On the other hand, as he plies us with quips and smiles, he spoon feeds us the unwanted tastes of our future. For one: How to keep on going on when our loved ones depart this world?
“A few notes about age is my aim here, but a little more about loss is inevitable,” Angell writes.
“We geezers carry about a bulging directory of dead husbands or wives, children parents, lovers, brothers and sisters, dentists and shrinks, office sidekicks, summer neighbors, classmates, and bosses, all once entirely familiar to us and seen as part of the safe landscape of the day. It’s no wonder we’re a bit bent. The surprise, for me, is that the accruing weight of these departures doesn’t bury us, and that even the pain of an almost unbearable loss gives way quite quickly to something more distant but still stubbornly gleaming. The dead have departed, but gestures and glances and tones of voice of theirs, even scraps of clothing… reappear unexpectedly…”

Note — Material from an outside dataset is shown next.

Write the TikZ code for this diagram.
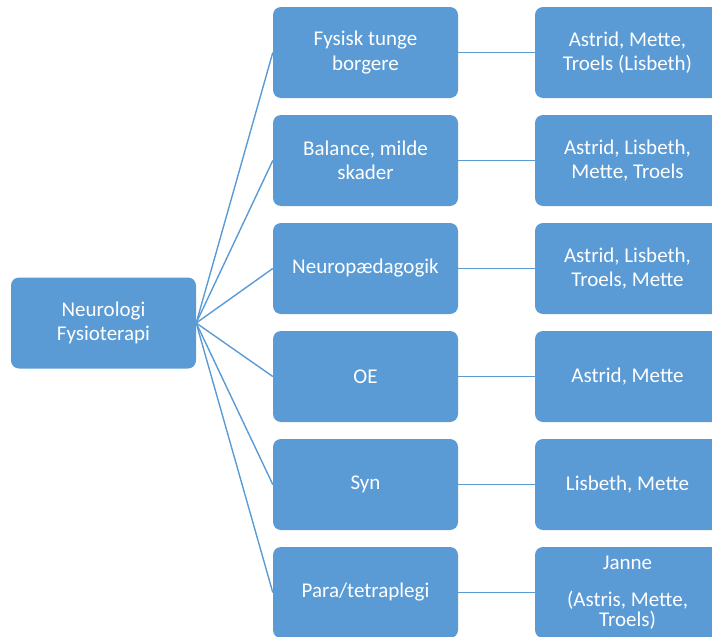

And then there’s the part about a yearning for intimacy.
You owe it to yourself to read his entire essay.
Then pray that you have a few ounces of Angell’s wit and wisdom – and sense of humor – if you get to where he is.
Meanwhile, (if you’re a guy, anyway), Angell reminds us of Walter Cronkite’s “rules for old men which he did not deliver over the air:
 Never trust a fart. Never pass up a drink. Never ignore an erection.”